Dengan perasaan masih lelah perjalanan dan malas untuk membuat keributan. Akhirnya saya mencoba bertanya. “Kalau sampai ke Menteng berapa harganya, Pak?” Aku coba bernegosiasi. “Tambah 50 ribu saja deh, Mas. Jadi semuanya 320 ribu,” kata sang driver.

“Wah, kemahalan kalau segitu, Pak,” jawabku. “Gamau gapapa, Mas. Berarti sampai sini saja, 275 ribu,” kata si driver lagi. “Turunkan sedikit saja, Pak. 300 gitu,” saya mencoba nego.

“Gak bisa, Mas. Masih jauh soalnya,” jawab sang driver memelas. Setengah enggak percaya dengan si bapak. Tapi saya coba iyakan apa yang dia mau. “Ya sudah, Pak. Harga segitu gapapa, itu harga di luar nalar sebenarnya, Pak,” kataku menyerah.

Rokok yang kami hisap sudah habis. Sesuai dengan janji driver, kami melanjutkan perjalanan. Memang tidak terlalu jauh. Selama perjalanan, saya masih berbincang dengan driver, masih terkait dengan harga yang dipatoknya.

Dia sempat memohon untuk mengikhlaskan uang yang harus saya bayarkan. Pikir saya, dia memang sadar kalau harga yang diberikan memang di luar nalar. Ya, saya pastikan bahwa saya ikhlas. Mungkin dengan jalan itu dia mencari rejeki. Memang ini gambaran kerasnya Jakarta. Menghalalkan segala cara, termasuk membuat tipu daya.

Tibalah pada tujuan yang sudah ditentukan. Transaksi selesai. “Mas, boleh minta rokok lagi?” Kata sang driver. “Boleh, Pak. Ini buat Bapak semua,” saya berikan satu bungkus. Setelah itu saya berpamitan dengan mengatakan, “Semoga berkah ya, Pak. Selamat sampai tujuan. Jaga kesehatan,” kataku mendoakan. “Iya sama-sama, Mas,” jawab driver kemudian melanjutkan perjalanan.

Sembari melangkah menuju rumah, saya mencoba untuk bertanya dalam diri. Kenapa ya begitu mudahnya? Apakah saya dibohongi si bapak driver? Ataukah saya memang terlalu polos untuk berada di Jakarta sehingga mudah sekali memberikan uang yang diminta driver.

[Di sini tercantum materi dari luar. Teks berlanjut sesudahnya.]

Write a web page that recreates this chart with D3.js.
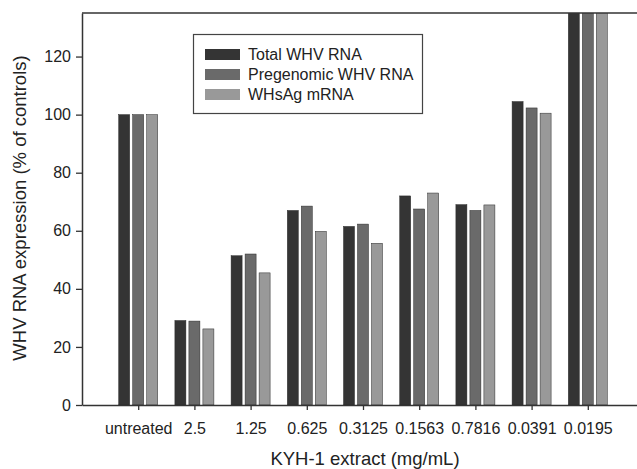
<!DOCTYPE html>
<html>
<head>
<meta charset="utf-8">
<script src="https://cdn.jsdelivr.net/npm/d3@7"></script>
<style>
  body { margin: 0; background: #fff; }
  svg { display: block; font-family: "Liberation Sans", Arial, sans-serif; }
</style>
</head>
<body>
<div id="chart"></div>
<script>

var categories = ["untreated", "2.5", "1.25", "0.625", "0.3125", "0.1563", "0.7816", "0.0391", "0.0195"];
var seriesNames = ["Total WHV RNA", "Pregenomic WHV RNA", "WHsAg mRNA"];
var totalRNA = [100, 29.1, 51.4, 67.0, 61.5, 72.0, 69.0, 104.5, 145];
var pregenomicRNA = [100, 28.9, 52.0, 68.5, 62.3, 67.5, 67.0, 102.3, 145];
var whsagRNA = [100, 26.2, 45.5, 59.8, 55.7, 73.0, 68.9, 100.5, 145];
var yTicks = [0, 20, 40, 60, 80, 100, 120];
var colors = ["#343434", "#6a6a6a", "#999999"];

var series = [totalRNA, pregenomicRNA, whsagRNA];

var width = 637, height = 469;
var marginLeft = 82, plotTop = 13, plotBottom = 405;

var svg = d3.select("#chart").append("svg")
  .attr("width", width).attr("height", height);

// categories sit at 1..9, axis runs 0..10 (right end is off the page)
var x = d3.scaleLinear().domain([0, 10]).range([marginLeft, marginLeft + 562]);
var y = d3.scaleLinear().domain([0, 135]).range([plotBottom, plotTop]);

var barW = 11, barStep = 14;

svg.append("clipPath").attr("id", "plotclip")
  .append("rect").attr("x", marginLeft).attr("y", plotTop)
  .attr("width", width - marginLeft).attr("height", plotBottom - plotTop);

var plot = svg.append("g").attr("clip-path", "url(#plotclip)");

series.forEach(function(vals, s) {
  plot.selectAll(".bar" + s)
    .data(vals)
    .enter()
    .append("rect")
    .attr("class", "bar" + s)
    .attr("x", function(d, i) { return x(i + 1) - 19.5 + s * barStep; })
    .attr("y", function(d) { return y(d); })
    .attr("width", barW)
    .attr("height", function(d) { return plotBottom - y(d); })
    .attr("fill", colors[s])
    .attr("stroke", "#2a2a2a")
    .attr("stroke-width", 0.5);
});

// top frame line
svg.append("line")
  .attr("x1", marginLeft).attr("x2", width).attr("y1", plotTop).attr("y2", plotTop)
  .attr("stroke", "#333").attr("stroke-width", 1.5);

var yaxis = svg.append("g")
  .attr("transform", "translate(" + marginLeft + ",0)")
  .call(d3.axisLeft(y).tickValues(yTicks).tickSize(6).tickSizeOuter(0).tickPadding(5));

var xaxis = svg.append("g")
  .attr("transform", "translate(0," + plotBottom + ")")
  .call(d3.axisBottom(x).tickValues(d3.range(1, 10)).tickSize(5).tickSizeOuter(0).tickPadding(13)
    .tickFormat(function(d) { return categories[d - 1]; }));

[yaxis, xaxis].forEach(function(ax) {
  ax.select(".domain").attr("stroke", "#333").attr("stroke-width", 1.5);
  ax.selectAll(".tick line").attr("stroke", "#333").attr("stroke-width", 1.3);
  ax.selectAll("text").attr("font-size", 16).attr("fill", "#222")
    .attr("font-family", "'Liberation Sans', Arial, sans-serif");
});

svg.append("text")
  .attr("x", 365).attr("y", 465)
  .attr("text-anchor", "middle")
  .attr("font-size", 18.5).attr("fill", "#222")
  .text("KYH-1 extract (mg/mL)");

svg.append("text")
  .attr("transform", "translate(26,208) rotate(-90)")
  .attr("text-anchor", "middle")
  .attr("font-size", 18.5).attr("fill", "#222")
  .text("WHV RNA expression (% of controls)");

// legend
var legend = svg.append("g");
legend.append("rect")
  .attr("x", 193.5).attr("y", 34.5).attr("width", 229).attr("height", 79)
  .attr("fill", "#fff").attr("stroke", "#444").attr("stroke-width", 1.2);

seriesNames.forEach(function(name, i) {
  legend.append("rect")
    .attr("x", 205).attr("y", 49 + i * 20).attr("width", 35).attr("height", 11)
    .attr("fill", colors[i]);
  legend.append("text")
    .attr("x", 248).attr("y", 60 + i * 20)
    .attr("font-size", 16).attr("fill", "#222")
    .text(name);
});

</script>
</body>
</html>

Sehari berselang memang masih saya pikirkan kejadian itu. Apa benar Jakarta itu keras? Atau saya yang terlalu polos. Ah, sudahlah. Driver juga sedang butuh uang banyak untuk biaya hidup. Apalagi BBM sedang naik dan ah sudahlah. Eh, tapi bagaimana dengan hidup saya selama di Jakarta? Terlalu polosnya mungkin saya sampai tidak memikirkan hal tersebut. Sampai memprioritaskan kepentingan orang daripada diri sendiri. Jakarta (mungkin) memang keras.